Buyback activity in cash-rich PSUs seems to have rubbed off on to private companies with the total amount spent by private sector firms on such offers touching R9,806 crore in the calendar year (CY) 2016.
Buybacks have significantly increased during the last 11 months, since January 2016, the Street has witnessed 23 successful buyback offers worth R9,806 crore — almost eight-fold jump compared with R1,263 crore of buyback offers in CY15, Prime data showed.
Wipro was the biggest buyback during the period. The software major bought shares worth R2,500 crore from investors in June 2016.

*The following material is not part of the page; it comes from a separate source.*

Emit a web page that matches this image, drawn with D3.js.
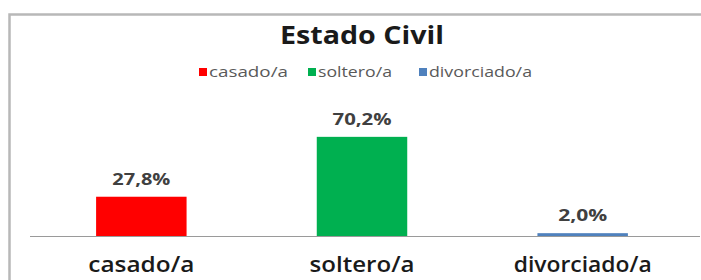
<!DOCTYPE html>
<html>
<head>
<meta charset="utf-8">
<title>Estado Civil</title>
<script src="https://d3js.org/d3.v7.min.js"></script>
<style>
  body { margin: 0; background: #fff; }
  text { font-family: "Open Sans", "Noto Sans", sans-serif; }
</style>
</head>
<body>
<script>
  // data
  var categories = ["casado/a", "soltero/a", "divorciado/a"];
  var values = [27.8, 70.2, 2.0];
  var labels = ["27,8%", "70,2%", "2,0%"];
  var colors = ["#ff0000", "#00b050", "#4f81bd"];

  // text widths as seen in the picture (the font there is wider)
  var valueWidths = [58, 59, 49];
  var catWidths = [106, 105, 138];
  var legendWidths = [79, 74, 103];

  var w = 701, h = 280;

  var svg = d3.select("body").append("svg")
      .attr("width", w)
      .attr("height", h);

  // chart frame
  svg.append("rect")
      .attr("x", 9.5).attr("y", 14.5)
      .attr("width", 720).attr("height", 300)
      .attr("fill", "#fff")
      .attr("stroke", "#b8b8b8")
      .attr("stroke-width", 2.5);

  // title
  svg.append("text")
      .attr("x", 362).attr("y", 44)
      .attr("text-anchor", "middle")
      .attr("font-size", 25)
      .attr("font-weight", "bold")
      .attr("fill", "#1a1a1a")
      .attr("textLength", 164)
      .attr("lengthAdjust", "spacingAndGlyphs")
      .text("Estado Civil");

  var x = d3.scaleBand()
      .domain(categories)
      .range([31, 693])
      .paddingInner(0.59)
      .paddingOuter(0.295);

  var y = d3.scaleLinear()
      .domain([0, 80])
      .range([236, 123]);

  // axis line
  svg.append("line")
      .attr("x1", 30).attr("x2", 700)
      .attr("y1", y(0) + 0.5).attr("y2", y(0) + 0.5)
      .attr("stroke", "#9a9a9a")
      .attr("stroke-width", 1);

  // bars
  svg.selectAll("rect.bar")
      .data(values)
    .enter().append("rect")
      .attr("class", "bar")
      .attr("x", function(d, i) { return x(categories[i]); })
      .attr("y", function(d) { return y(d); })
      .attr("width", x.bandwidth())
      .attr("height", function(d) { return y(0) - y(d); })
      .attr("fill", function(d, i) { return colors[i]; });

  // value labels
  svg.selectAll("text.val")
      .data(values)
    .enter().append("text")
      .attr("class", "val")
      .attr("x", function(d, i) { return x(categories[i]) + x.bandwidth() / 2; })
      .attr("y", function(d) { return y(d) - 12; })
      .attr("text-anchor", "middle")
      .attr("font-size", 16)
      .attr("font-weight", "bold")
      .attr("fill", "#404040")
      .attr("textLength", function(d, i) { return valueWidths[i]; })
      .attr("lengthAdjust", "spacingAndGlyphs")
      .text(function(d, i) { return labels[i]; });

  // category labels
  svg.selectAll("text.cat")
      .data(categories)
    .enter().append("text")
      .attr("class", "cat")
      .attr("x", function(d) { return x(d) + x.bandwidth() / 2; })
      .attr("y", 272)
      .attr("text-anchor", "middle")
      .attr("font-size", 21)
      .attr("font-weight", 600)
      .attr("fill", "#1a1a1a")
      .attr("textLength", function(d, i) { return catWidths[i]; })
      .attr("lengthAdjust", "spacingAndGlyphs")
      .text(function(d) { return d; });

  // legend
  var legendX = [199, 308, 419];
  var legend = svg.selectAll("g.legend")
      .data(categories)
    .enter().append("g")
      .attr("class", "legend")
      .attr("transform", function(d, i) { return "translate(" + legendX[i] + ",72)"; });

  legend.append("rect")
      .attr("x", 0).attr("y", -4)
      .attr("width", 8).attr("height", 8)
      .attr("fill", function(d, i) { return colors[i]; });

  legend.append("text")
      .attr("x", 10).attr("y", 5)
      .attr("font-size", 14)
      .attr("fill", "#595959")
      .attr("textLength", function(d, i) { return legendWidths[i]; })
      .attr("lengthAdjust", "spacingAndGlyphs")
      .text(function(d) { return d; });
</script>
</body>
</html>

The share re-purchase of Eclerx services worth R234 crore opened on Monday. The Mumbai-based knowledge and the business process outsourcing company will buy back 11.7 lakh shares at R2,000 a piece, the company said in a regulatory filing. The share price of Eclerx rose by 8% since the buyback was announced.

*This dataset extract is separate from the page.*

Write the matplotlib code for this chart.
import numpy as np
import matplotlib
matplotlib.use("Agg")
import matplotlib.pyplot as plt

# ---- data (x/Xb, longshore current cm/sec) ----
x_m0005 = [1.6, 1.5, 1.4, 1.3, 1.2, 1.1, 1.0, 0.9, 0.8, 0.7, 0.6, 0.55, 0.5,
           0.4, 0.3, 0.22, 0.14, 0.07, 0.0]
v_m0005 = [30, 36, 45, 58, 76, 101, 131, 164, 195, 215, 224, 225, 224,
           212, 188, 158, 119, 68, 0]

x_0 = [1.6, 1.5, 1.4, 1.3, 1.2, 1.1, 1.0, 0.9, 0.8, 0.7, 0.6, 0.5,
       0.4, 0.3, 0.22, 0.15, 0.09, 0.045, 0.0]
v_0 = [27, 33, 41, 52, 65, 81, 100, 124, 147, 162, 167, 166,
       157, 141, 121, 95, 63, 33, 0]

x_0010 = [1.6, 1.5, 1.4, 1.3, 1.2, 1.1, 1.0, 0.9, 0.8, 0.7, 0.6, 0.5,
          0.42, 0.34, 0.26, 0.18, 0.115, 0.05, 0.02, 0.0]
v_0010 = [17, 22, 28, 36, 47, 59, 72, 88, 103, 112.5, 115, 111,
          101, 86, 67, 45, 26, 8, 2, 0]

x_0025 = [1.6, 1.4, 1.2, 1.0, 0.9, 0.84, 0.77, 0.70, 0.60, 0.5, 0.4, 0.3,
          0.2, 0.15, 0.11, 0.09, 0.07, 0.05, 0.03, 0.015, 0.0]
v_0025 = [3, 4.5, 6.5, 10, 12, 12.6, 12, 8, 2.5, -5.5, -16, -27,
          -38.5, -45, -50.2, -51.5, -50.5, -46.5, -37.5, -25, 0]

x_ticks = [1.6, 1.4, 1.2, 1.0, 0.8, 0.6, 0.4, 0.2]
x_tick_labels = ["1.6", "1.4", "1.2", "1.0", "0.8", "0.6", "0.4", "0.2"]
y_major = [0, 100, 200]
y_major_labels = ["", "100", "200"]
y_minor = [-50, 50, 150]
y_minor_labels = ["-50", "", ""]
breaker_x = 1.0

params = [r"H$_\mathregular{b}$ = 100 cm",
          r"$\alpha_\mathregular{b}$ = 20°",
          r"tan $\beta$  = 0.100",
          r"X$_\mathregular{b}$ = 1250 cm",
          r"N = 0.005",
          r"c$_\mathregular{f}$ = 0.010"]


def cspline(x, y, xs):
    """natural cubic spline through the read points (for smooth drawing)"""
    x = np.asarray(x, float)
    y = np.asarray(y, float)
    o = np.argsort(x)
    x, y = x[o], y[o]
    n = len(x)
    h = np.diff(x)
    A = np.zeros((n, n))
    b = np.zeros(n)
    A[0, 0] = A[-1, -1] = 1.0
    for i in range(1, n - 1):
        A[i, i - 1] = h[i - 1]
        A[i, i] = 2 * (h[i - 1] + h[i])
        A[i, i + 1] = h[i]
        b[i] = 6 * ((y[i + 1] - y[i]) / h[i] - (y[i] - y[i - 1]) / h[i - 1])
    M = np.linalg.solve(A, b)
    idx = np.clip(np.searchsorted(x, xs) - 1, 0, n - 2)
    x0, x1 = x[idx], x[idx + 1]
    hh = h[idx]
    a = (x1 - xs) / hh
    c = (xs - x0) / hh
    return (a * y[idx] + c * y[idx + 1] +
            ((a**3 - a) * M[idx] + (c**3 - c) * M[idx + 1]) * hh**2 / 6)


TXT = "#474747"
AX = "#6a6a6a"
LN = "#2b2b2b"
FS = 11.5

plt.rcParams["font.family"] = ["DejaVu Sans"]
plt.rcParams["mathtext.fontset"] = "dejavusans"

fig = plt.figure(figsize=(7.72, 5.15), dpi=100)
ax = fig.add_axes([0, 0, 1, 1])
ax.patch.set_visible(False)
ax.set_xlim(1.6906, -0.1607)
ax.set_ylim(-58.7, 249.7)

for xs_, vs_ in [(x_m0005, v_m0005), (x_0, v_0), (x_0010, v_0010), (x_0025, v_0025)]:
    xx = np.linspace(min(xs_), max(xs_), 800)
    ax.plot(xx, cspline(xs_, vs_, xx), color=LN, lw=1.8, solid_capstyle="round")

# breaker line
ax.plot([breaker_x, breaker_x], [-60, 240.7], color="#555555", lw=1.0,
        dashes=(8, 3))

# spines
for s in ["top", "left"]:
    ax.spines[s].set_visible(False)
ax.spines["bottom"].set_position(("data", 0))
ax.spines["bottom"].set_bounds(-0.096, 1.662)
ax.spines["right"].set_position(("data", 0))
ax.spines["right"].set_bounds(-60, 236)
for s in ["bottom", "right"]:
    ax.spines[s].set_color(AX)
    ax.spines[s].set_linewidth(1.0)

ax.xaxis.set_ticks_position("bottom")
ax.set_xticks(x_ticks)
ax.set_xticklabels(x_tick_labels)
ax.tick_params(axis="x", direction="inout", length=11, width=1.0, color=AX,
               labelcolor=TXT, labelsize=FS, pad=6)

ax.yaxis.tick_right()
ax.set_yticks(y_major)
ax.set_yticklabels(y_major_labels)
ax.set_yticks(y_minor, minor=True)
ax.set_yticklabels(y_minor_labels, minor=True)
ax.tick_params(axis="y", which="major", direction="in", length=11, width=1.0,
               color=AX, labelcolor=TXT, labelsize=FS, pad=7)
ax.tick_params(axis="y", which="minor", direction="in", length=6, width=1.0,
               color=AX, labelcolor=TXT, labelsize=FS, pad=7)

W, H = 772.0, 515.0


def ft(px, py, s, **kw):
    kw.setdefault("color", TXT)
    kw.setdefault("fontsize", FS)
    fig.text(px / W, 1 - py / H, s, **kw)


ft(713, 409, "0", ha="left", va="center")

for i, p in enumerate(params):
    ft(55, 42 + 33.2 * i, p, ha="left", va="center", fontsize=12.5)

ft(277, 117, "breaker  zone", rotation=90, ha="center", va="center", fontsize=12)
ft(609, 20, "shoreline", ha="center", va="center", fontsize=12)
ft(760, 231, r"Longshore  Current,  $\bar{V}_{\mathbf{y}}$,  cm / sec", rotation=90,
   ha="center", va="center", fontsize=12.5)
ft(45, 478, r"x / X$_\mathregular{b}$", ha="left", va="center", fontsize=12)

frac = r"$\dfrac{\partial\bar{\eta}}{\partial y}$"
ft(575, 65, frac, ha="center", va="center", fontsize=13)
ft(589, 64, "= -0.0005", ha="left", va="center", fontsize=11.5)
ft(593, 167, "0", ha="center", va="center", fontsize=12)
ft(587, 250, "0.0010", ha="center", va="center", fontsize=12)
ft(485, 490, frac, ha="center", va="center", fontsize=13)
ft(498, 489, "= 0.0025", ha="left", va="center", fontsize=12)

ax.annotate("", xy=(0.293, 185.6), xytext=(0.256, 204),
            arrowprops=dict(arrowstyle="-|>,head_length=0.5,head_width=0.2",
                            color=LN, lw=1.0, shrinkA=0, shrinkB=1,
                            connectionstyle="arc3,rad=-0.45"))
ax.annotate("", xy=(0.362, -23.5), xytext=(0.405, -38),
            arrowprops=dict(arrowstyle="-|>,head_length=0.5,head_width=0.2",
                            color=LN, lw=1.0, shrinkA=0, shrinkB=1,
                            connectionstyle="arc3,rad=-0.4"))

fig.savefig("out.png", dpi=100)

Mumbai Vardhman Textiles has announced buy back of its shares worth R720 crores at R1,175 a piece. The government owned companies MOIL, Coal India, NALCO and Bharat Electronics have together spent R17,020 crore to buy back their shares.
According to Securities and Exchange Board of India (Sebi) rules, a company can buy back shares either from its existing shareholders on a proportionate basis through a tender offer, the open market or odd lot holders.
In the case of a tender offer, the company has to deposit 25% of the consideration in the escrow account if the consideration does not exceed R100 crore.
Companies offer buybacks to enhance their value since the shares bought back are
extinguished and the earnings per share (EPS) gets a boost.